One way of finding the steady-state value is to find a transfer function that would produce that Bode plot (or something quite similar) and then use the final value theorem to determine the steady state value.
For 9.30, I'm confused as to how to get the information from the bode plot that would be needed to sketch a step response. Are we supposed to be able to determine the transfer function from the bode plot? If we are supposed find the transfer function, is there a way other than guess and check to determine the transfer function?
smcshane wrote:I think I understand how the bode phase plot changes, but I am confused about finding the initial and final angles. What is the method for determining these?

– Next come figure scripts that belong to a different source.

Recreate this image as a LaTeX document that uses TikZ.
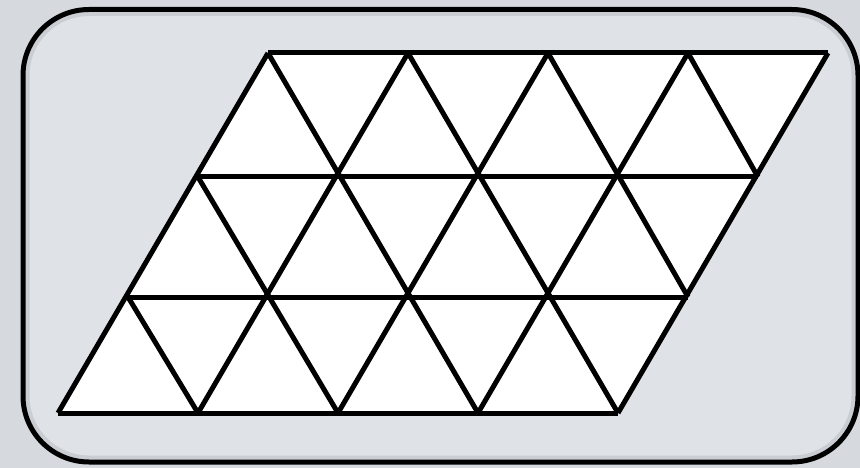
\documentclass[tikz,border=0pt]{standalone}
\begin{document}
\begin{tikzpicture}[x=1pt,y=-1pt,
  gridline/.style={line width=5pt,line cap=butt,line join=miter},
  frameline/.style={line width=5pt,rounded corners=66pt}]
\definecolor{bgouter}{HTML}{D6DADF}
\definecolor{bginner}{HTML}{DFE2E7}
\definecolor{shadowgray}{HTML}{CACED3}
\useasboundingbox (0,0) rectangle (860,468);
\fill[bgouter] (0,0) rectangle (860,468);
\coordinate (fa) at (23,9.5);
\coordinate (fb) at (858,462);
\fill[bginner,rounded corners=66pt] (fa) rectangle (fb);
% soft inner shadow
\draw[shadowgray,line width=5pt,rounded corners=62pt] (27,13.5) rectangle (854,458);
\draw[frameline] (fa) rectangle (fb);
% triangle grid vertices
\foreach \i/\y/\l in {0/53/268,1/177/198,2/297/128,3/413/58}
  \foreach \k in {0,...,4}
    \coordinate (v\i\k) at ({\l+140*\k},\y);
\fill[white] (v30) -- (v00) -- (v04) -- (v34) -- cycle;
% horizontal lines
\foreach \i in {0,...,3} \draw[gridline] (v\i0) -- (v\i4);
% rising diagonals
\foreach \k in {0,...,4} \draw[gridline] (v3\k) -- (v0\k);
% falling diagonals
\draw[gridline] (v00) -- (v33);
\draw[gridline] (v01) -- (v34);
\draw[gridline] (v02) -- (v24);
\draw[gridline] (v03) -- (v14);
\draw[gridline] (v10) -- (v32);
\draw[gridline] (v20) -- (v31);
\end{tikzpicture}
\end{document}
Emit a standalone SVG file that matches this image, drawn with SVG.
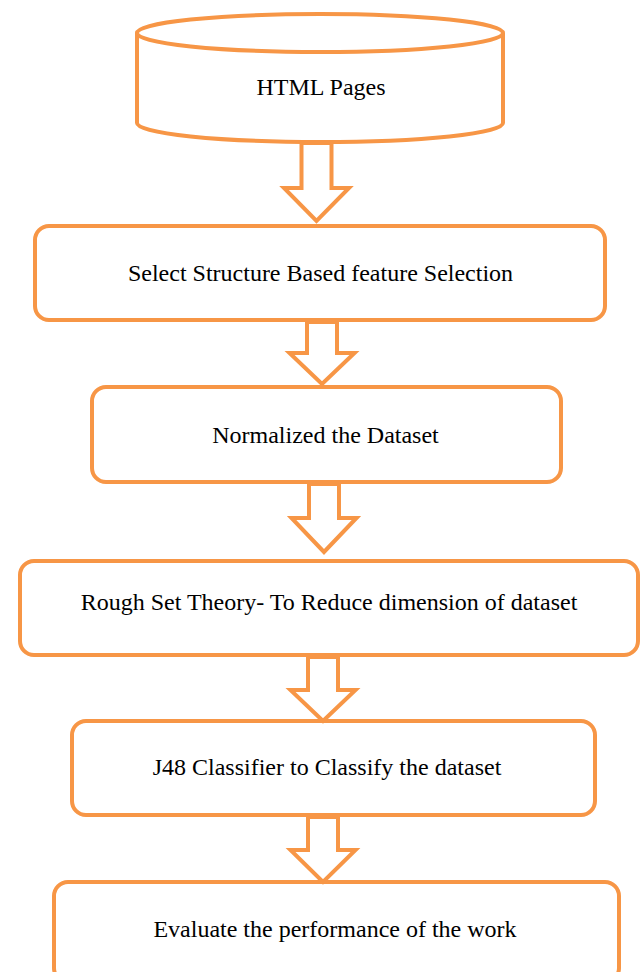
<svg xmlns="http://www.w3.org/2000/svg" width="643" height="972" viewBox="0 0 643 972">
<style>
.shape{fill:#FFFFFF;stroke:#F79646;stroke-width:4;stroke-linejoin:miter}
.box{fill:#FFFFFF;stroke:#F79646;stroke-width:4}
.arrow{fill:#FFFFFF;stroke:#F79646;stroke-width:4;stroke-linejoin:miter}
.lbl{font-family:"Liberation Serif","Times New Roman",serif;font-size:24px;fill:#000000;text-anchor:middle}
</style>
<rect width="643" height="972" fill="#FFFFFF"/>
<g id="n1">
<path class="shape" d="M137,33 L137,123 A183,19 0 0 0 503,123 L503,33"/>
<ellipse class="shape" cx="320" cy="33" rx="183" ry="19"/>
<text class="lbl" x="321" y="95">HTML Pages</text>
</g>
<g id="n2">
<rect class="box" x="35" y="226" width="570" height="94" rx="14"/>
<text class="lbl" x="320.5" y="281">Select Structure Based feature Selection</text>
</g>
<g id="n3">
<rect class="box" x="92" y="387" width="469" height="95" rx="14"/>
<text class="lbl" x="325.5" y="443">Normalized the Dataset</text>
</g>
<g id="n4">
<rect class="box" x="20" y="561" width="618" height="94" rx="14"/>
<text class="lbl" x="329" y="610">Rough Set Theory- To Reduce dimension of dataset</text>
</g>
<g id="n5">
<rect class="box" x="72" y="721" width="523" height="94" rx="14"/>
<text class="lbl" x="327" y="775">J48 Classifier to Classify the dataset</text>
</g>
<g id="n6">
<rect class="box" x="54" y="882" width="565" height="100" rx="14"/>
<text class="lbl" x="335" y="937">Evaluate the performance of the work</text>
</g>
<g id="connectors">
<polygon class="arrow" points="301.5,143 331.5,143 331.5,188 349,188 316.5,221 284,188 301.5,188"/>
<polygon class="arrow" points="307,322 337,322 337,353 354.5,353 322,384 289.5,353 307,353"/>
<polygon class="arrow" points="309,484 339,484 339,518 356.5,518 324,552 291.5,518 309,518"/>
<polygon class="arrow" points="308,657 338,657 338,690 355.5,690 323,721 290.5,690 308,690"/>
<polygon class="arrow" points="308,817 338,817 338,850 355.5,850 323,882 290.5,850 308,850"/>
</g>
</svg>
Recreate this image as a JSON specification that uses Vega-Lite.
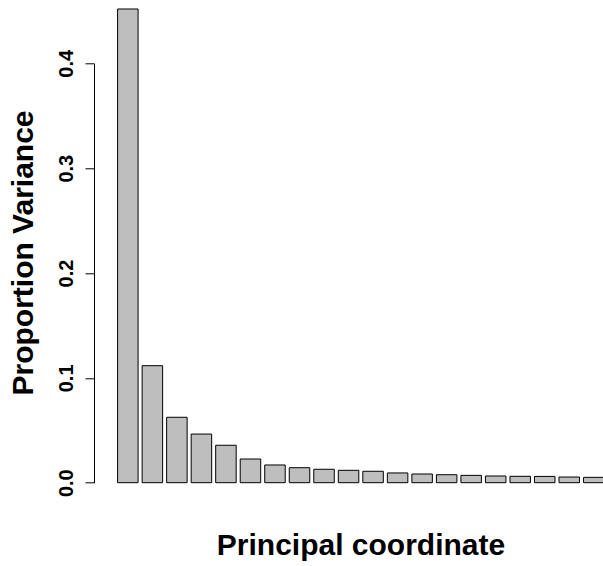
{
  "$schema": "https://vega.github.io/schema/vega-lite/v6.json",
  "usermeta": {"embedOptions": {"actions": false}},
  "autosize": "none",
  "padding": {"left": 94, "top": 63.3, "right": 0, "bottom": 83.3},
  "width": 509,
  "height": 419.4,
  "background": "white",
  "config": {
    "view": {"stroke": null},
    "font": "Liberation Sans"
  },
  "data": {
    "values": [
      {"pc": 1, "prop": 0.4518},
      {"pc": 2, "prop": 0.1116},
      {"pc": 3, "prop": 0.0624},
      {"pc": 4, "prop": 0.0464},
      {"pc": 5, "prop": 0.0357},
      {"pc": 6, "prop": 0.0226},
      {"pc": 7, "prop": 0.0169},
      {"pc": 8, "prop": 0.0143},
      {"pc": 9, "prop": 0.0128},
      {"pc": 10, "prop": 0.0118},
      {"pc": 11, "prop": 0.0109},
      {"pc": 12, "prop": 0.0093},
      {"pc": 13, "prop": 0.0083},
      {"pc": 14, "prop": 0.0076},
      {"pc": 15, "prop": 0.0070},
      {"pc": 16, "prop": 0.0064},
      {"pc": 17, "prop": 0.0061},
      {"pc": 18, "prop": 0.0060},
      {"pc": 19, "prop": 0.0054},
      {"pc": 20, "prop": 0.0051}
    ]
  },
  "mark": {"type": "bar", "width": 20.5, "fill": "#bebebe", "stroke": "#000000", "strokeWidth": 1},
  "encoding": {
    "x": {
      "field": "pc",
      "type": "quantitative",
      "scale": {"domain": [-0.176, 20.172], "nice": false, "zero": false},
      "axis": {
        "title": "Principal coordinate",
        "labels": false,
        "ticks": false,
        "domain": false,
        "grid": false,
        "titleFont": "Liberation Sans",
        "titleFontSize": 30,
        "titleFontWeight": "bold",
        "titleColor": "#000000",
        "titleX": 266.5,
        "titleY": 72,
        "titleAlign": "center",
        "titleBaseline": "alphabetic"
      }
    },
    "y": {
      "field": "prop",
      "type": "quantitative",
      "scale": {"domain": [0, 0.4], "nice": false, "zero": true},
      "axis": {
        "title": "Proportion Variance",
        "values": [0, 0.1, 0.2, 0.3, 0.4],
        "format": ".1f",
        "grid": false,
        "domainColor": "#000000",
        "domainWidth": 1,
        "tickColor": "#000000",
        "tickWidth": 1,
        "tickSize": 9,
        "labelFont": "Liberation Sans",
        "labelFontSize": 20,
        "labelFontWeight": "bold",
        "labelColor": "#000000",
        "labelAngle": 270,
        "labelAlign": "center",
        "labelBaseline": "alphabetic",
        "labelPadding": 13,
        "labelOverlap": false,
        "labelFlush": false,
        "titleFont": "Liberation Sans",
        "titleFontSize": 30,
        "titleFontWeight": "bold",
        "titleColor": "#000000",
        "titleAngle": 270,
        "titleAlign": "center",
        "titleBaseline": "alphabetic",
        "titleX": -61.3,
        "titleY": 189.2
      }
    }
  }
}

These two kinda go together, since the angles help you figure out what the transfer function is. Any zero adds 90 degrees to the plot and any pole subtracts 90 degrees. So a transfer function with two zeros and three poles will have an ending angle of -90 degrees. The beginning angle will be zero (you may have to start the plot at 0.00001 to see it), unless there are poles or zeros at the origin. If this is the case, then you do the same thing for the origin, but only count the poles and zeros at the origin.jconcelm wrote:For 9.30, I'm confused as to how to get the information from the bode plot that would be needed to sketch a step response. Are we supposed to be able to determine the transfer function from the bode plot? If we are supposed find the transfer function, is there a way other than guess and check to determine the transfer function?
For example (s+1)/(s^2(s+10)) will start at -180 degrees (two poles at the origin) and end at -180 degrees. But note that the Bode plot will not be a straight line since the zero will increase the angle and the pole will bring it back down to -180.
From the magnitude portion of the bode plot, you can determine the gain of the transfer function (if any) and more precisely where the zeros and poles are located. The gain is determined by looking at the starting value. If it is 0, it means that when you plug in s = 0, the transfer function equals 1. Recall that the slope will change either +20db/decade with a zero and -20db/decade with a pole. It may help to draw in the dashed lines shown in Figure 9.63. This way you have a corner point, which is the location of your pole or zero.
So from looking at the Bode diagram you can determine the transfer function (or at least a close approximate). This is the route I went to solve the problem and to sketch the step response shown in the homework solution.